- [GIVEN REQUEST] Word for word, give the material below again, minus any images.

[BEGIN]

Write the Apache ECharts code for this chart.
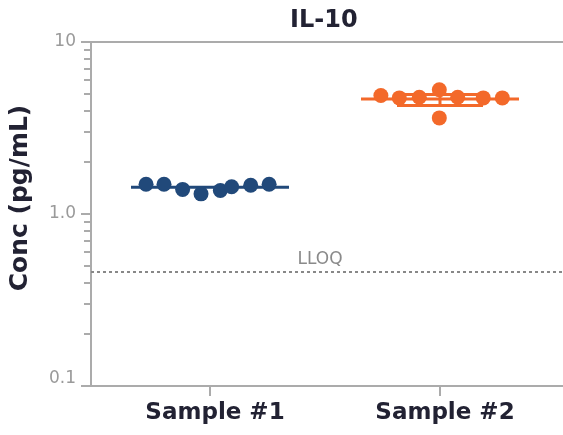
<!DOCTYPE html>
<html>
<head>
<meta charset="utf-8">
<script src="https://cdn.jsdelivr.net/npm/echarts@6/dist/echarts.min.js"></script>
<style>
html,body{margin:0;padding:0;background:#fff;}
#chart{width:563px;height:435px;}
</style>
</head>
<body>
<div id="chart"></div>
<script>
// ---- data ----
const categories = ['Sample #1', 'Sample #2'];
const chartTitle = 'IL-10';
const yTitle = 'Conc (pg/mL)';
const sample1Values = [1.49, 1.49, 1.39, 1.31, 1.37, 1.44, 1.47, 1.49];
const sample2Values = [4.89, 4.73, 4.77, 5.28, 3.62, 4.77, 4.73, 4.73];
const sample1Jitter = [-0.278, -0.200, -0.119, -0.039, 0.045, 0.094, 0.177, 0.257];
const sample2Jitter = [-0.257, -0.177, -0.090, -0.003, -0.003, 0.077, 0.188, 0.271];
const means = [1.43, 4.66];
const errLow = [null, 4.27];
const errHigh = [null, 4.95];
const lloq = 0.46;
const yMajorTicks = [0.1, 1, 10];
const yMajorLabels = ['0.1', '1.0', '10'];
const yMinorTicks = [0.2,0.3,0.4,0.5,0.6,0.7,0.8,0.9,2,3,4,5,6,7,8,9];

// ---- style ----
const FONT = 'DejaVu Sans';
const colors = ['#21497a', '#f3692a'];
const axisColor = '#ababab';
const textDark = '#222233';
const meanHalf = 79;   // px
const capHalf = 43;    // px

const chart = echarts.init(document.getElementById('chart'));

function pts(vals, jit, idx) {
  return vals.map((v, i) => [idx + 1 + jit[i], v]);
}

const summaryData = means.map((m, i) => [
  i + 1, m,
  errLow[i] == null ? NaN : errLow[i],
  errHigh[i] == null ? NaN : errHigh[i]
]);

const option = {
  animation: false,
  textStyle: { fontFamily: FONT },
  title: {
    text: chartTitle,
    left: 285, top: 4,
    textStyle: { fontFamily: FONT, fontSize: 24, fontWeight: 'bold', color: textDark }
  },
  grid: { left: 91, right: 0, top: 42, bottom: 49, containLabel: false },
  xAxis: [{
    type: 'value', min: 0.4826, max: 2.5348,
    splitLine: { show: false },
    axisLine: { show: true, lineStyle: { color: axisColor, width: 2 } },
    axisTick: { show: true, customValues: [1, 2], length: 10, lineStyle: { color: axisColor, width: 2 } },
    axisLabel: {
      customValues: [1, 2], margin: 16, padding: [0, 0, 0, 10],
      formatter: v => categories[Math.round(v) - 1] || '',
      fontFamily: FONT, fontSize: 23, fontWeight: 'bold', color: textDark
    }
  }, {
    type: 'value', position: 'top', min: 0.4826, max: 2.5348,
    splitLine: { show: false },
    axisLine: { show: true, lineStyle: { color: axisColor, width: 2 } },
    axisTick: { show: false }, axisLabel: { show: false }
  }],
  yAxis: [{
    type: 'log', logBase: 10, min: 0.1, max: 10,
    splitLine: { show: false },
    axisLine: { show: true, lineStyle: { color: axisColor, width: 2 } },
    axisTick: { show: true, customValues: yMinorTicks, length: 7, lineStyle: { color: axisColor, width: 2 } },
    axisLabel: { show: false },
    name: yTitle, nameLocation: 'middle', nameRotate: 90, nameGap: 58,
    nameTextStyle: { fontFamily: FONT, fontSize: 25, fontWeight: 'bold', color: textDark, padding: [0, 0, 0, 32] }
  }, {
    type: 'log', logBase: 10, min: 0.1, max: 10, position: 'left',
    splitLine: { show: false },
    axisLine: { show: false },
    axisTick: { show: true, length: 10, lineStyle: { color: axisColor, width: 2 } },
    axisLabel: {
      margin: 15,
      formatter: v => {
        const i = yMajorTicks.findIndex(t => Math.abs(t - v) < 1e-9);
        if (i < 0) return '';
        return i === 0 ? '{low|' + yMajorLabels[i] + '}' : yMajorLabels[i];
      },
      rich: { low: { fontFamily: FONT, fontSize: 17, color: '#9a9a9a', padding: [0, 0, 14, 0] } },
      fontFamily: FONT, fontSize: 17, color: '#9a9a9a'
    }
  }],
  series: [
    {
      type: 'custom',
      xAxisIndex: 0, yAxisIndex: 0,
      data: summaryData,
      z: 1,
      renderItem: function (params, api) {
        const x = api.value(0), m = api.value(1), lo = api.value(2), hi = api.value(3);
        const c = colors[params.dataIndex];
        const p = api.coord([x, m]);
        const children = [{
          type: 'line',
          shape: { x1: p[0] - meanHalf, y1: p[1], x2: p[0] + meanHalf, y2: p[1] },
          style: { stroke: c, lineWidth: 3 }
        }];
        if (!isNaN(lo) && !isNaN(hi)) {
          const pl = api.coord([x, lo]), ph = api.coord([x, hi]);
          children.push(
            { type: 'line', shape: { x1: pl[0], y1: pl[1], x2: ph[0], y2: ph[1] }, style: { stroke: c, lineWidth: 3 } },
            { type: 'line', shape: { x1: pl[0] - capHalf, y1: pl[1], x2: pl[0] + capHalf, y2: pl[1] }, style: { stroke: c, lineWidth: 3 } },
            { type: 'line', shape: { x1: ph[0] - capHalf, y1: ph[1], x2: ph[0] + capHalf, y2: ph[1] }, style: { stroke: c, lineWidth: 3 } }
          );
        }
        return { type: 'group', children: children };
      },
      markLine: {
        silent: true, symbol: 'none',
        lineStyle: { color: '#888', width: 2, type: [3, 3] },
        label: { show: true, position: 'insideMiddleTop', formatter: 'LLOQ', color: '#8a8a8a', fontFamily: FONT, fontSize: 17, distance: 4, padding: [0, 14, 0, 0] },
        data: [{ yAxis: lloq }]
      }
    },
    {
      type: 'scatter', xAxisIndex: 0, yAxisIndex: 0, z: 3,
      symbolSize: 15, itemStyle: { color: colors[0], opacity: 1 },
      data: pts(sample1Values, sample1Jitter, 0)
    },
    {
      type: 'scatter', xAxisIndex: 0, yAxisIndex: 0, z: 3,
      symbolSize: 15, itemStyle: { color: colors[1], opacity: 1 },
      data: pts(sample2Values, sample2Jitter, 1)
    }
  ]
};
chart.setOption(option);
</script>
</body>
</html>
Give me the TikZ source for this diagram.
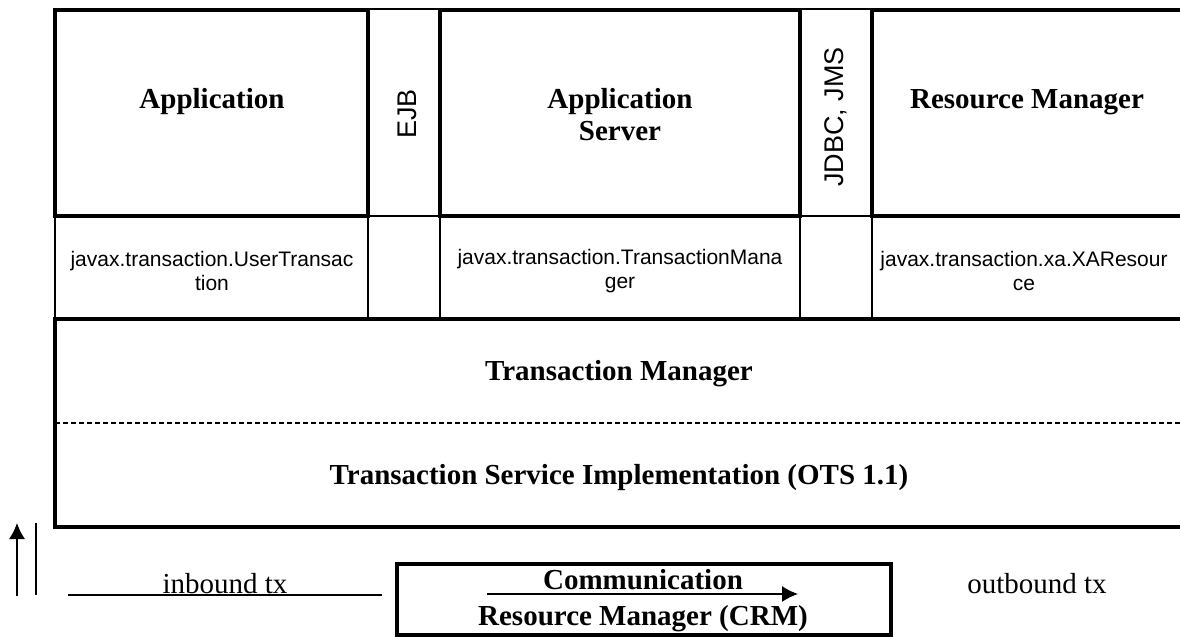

[END]

- [WRITTEN ANSWER]
Write the Apache ECharts code for this chart.
<!DOCTYPE html>
<html>
<head>
<meta charset="utf-8">
<script src="https://cdn.jsdelivr.net/npm/echarts@6/dist/echarts.min.js"></script>
<style>
html,body{margin:0;padding:0;background:#fff;}
#chart{width:563px;height:435px;}
</style>
</head>
<body>
<div id="chart"></div>
<script>
// ---- data ----
const categories = ['Sample #1', 'Sample #2'];
const chartTitle = 'IL-10';
const yTitle = 'Conc (pg/mL)';
const sample1Values = [1.49, 1.49, 1.39, 1.31, 1.37, 1.44, 1.47, 1.49];
const sample2Values = [4.89, 4.73, 4.77, 5.28, 3.62, 4.77, 4.73, 4.73];
const sample1Jitter = [-0.278, -0.200, -0.119, -0.039, 0.045, 0.094, 0.177, 0.257];
const sample2Jitter = [-0.257, -0.177, -0.090, -0.003, -0.003, 0.077, 0.188, 0.271];
const means = [1.43, 4.66];
const errLow = [null, 4.27];
const errHigh = [null, 4.95];
const lloq = 0.46;
const yMajorTicks = [0.1, 1, 10];
const yMajorLabels = ['0.1', '1.0', '10'];
const yMinorTicks = [0.2,0.3,0.4,0.5,0.6,0.7,0.8,0.9,2,3,4,5,6,7,8,9];

// ---- style ----
const FONT = 'DejaVu Sans';
const colors = ['#21497a', '#f3692a'];
const axisColor = '#ababab';
const textDark = '#222233';
const meanHalf = 79;   // px
const capHalf = 43;    // px

const chart = echarts.init(document.getElementById('chart'));

function pts(vals, jit, idx) {
  return vals.map((v, i) => [idx + 1 + jit[i], v]);
}

const summaryData = means.map((m, i) => [
  i + 1, m,
  errLow[i] == null ? NaN : errLow[i],
  errHigh[i] == null ? NaN : errHigh[i]
]);

const option = {
  animation: false,
  textStyle: { fontFamily: FONT },
  title: {
    text: chartTitle,
    left: 285, top: 4,
    textStyle: { fontFamily: FONT, fontSize: 24, fontWeight: 'bold', color: textDark }
  },
  grid: { left: 91, right: 0, top: 42, bottom: 49, containLabel: false },
  xAxis: [{
    type: 'value', min: 0.4826, max: 2.5348,
    splitLine: { show: false },
    axisLine: { show: true, lineStyle: { color: axisColor, width: 2 } },
    axisTick: { show: true, customValues: [1, 2], length: 10, lineStyle: { color: axisColor, width: 2 } },
    axisLabel: {
      customValues: [1, 2], margin: 16, padding: [0, 0, 0, 10],
      formatter: v => categories[Math.round(v) - 1] || '',
      fontFamily: FONT, fontSize: 23, fontWeight: 'bold', color: textDark
    }
  }, {
    type: 'value', position: 'top', min: 0.4826, max: 2.5348,
    splitLine: { show: false },
    axisLine: { show: true, lineStyle: { color: axisColor, width: 2 } },
    axisTick: { show: false }, axisLabel: { show: false }
  }],
  yAxis: [{
    type: 'log', logBase: 10, min: 0.1, max: 10,
    splitLine: { show: false },
    axisLine: { show: true, lineStyle: { color: axisColor, width: 2 } },
    axisTick: { show: true, customValues: yMinorTicks, length: 7, lineStyle: { color: axisColor, width: 2 } },
    axisLabel: { show: false },
    name: yTitle, nameLocation: 'middle', nameRotate: 90, nameGap: 58,
    nameTextStyle: { fontFamily: FONT, fontSize: 25, fontWeight: 'bold', color: textDark, padding: [0, 0, 0, 32] }
  }, {
    type: 'log', logBase: 10, min: 0.1, max: 10, position: 'left',
    splitLine: { show: false },
    axisLine: { show: false },
    axisTick: { show: true, length: 10, lineStyle: { color: axisColor, width: 2 } },
    axisLabel: {
      margin: 15,
      formatter: v => {
        const i = yMajorTicks.findIndex(t => Math.abs(t - v) < 1e-9);
        if (i < 0) return '';
        return i === 0 ? '{low|' + yMajorLabels[i] + '}' : yMajorLabels[i];
      },
      rich: { low: { fontFamily: FONT, fontSize: 17, color: '#9a9a9a', padding: [0, 0, 14, 0] } },
      fontFamily: FONT, fontSize: 17, color: '#9a9a9a'
    }
  }],
  series: [
    {
      type: 'custom',
      xAxisIndex: 0, yAxisIndex: 0,
      data: summaryData,
      z: 1,
      renderItem: function (params, api) {
        const x = api.value(0), m = api.value(1), lo = api.value(2), hi = api.value(3);
        const c = colors[params.dataIndex];
        const p = api.coord([x, m]);
        const children = [{
          type: 'line',
          shape: { x1: p[0] - meanHalf, y1: p[1], x2: p[0] + meanHalf, y2: p[1] },
          style: { stroke: c, lineWidth: 3 }
        }];
        if (!isNaN(lo) && !isNaN(hi)) {
          const pl = api.coord([x, lo]), ph = api.coord([x, hi]);
          children.push(
            { type: 'line', shape: { x1: pl[0], y1: pl[1], x2: ph[0], y2: ph[1] }, style: { stroke: c, lineWidth: 3 } },
            { type: 'line', shape: { x1: pl[0] - capHalf, y1: pl[1], x2: pl[0] + capHalf, y2: pl[1] }, style: { stroke: c, lineWidth: 3 } },
            { type: 'line', shape: { x1: ph[0] - capHalf, y1: ph[1], x2: ph[0] + capHalf, y2: ph[1] }, style: { stroke: c, lineWidth: 3 } }
          );
        }
        return { type: 'group', children: children };
      },
      markLine: {
        silent: true, symbol: 'none',
        lineStyle: { color: '#888', width: 2, type: [3, 3] },
        label: { show: true, position: 'insideMiddleTop', formatter: 'LLOQ', color: '#8a8a8a', fontFamily: FONT, fontSize: 17, distance: 4, padding: [0, 14, 0, 0] },
        data: [{ yAxis: lloq }]
      }
    },
    {
      type: 'scatter', xAxisIndex: 0, yAxisIndex: 0, z: 3,
      symbolSize: 15, itemStyle: { color: colors[0], opacity: 1 },
      data: pts(sample1Values, sample1Jitter, 0)
    },
    {
      type: 'scatter', xAxisIndex: 0, yAxisIndex: 0, z: 3,
      symbolSize: 15, itemStyle: { color: colors[1], opacity: 1 },
      data: pts(sample2Values, sample2Jitter, 1)
    }
  ]
};
chart.setOption(option);
</script>
</body>
</html>
Give me the TikZ source for this diagram.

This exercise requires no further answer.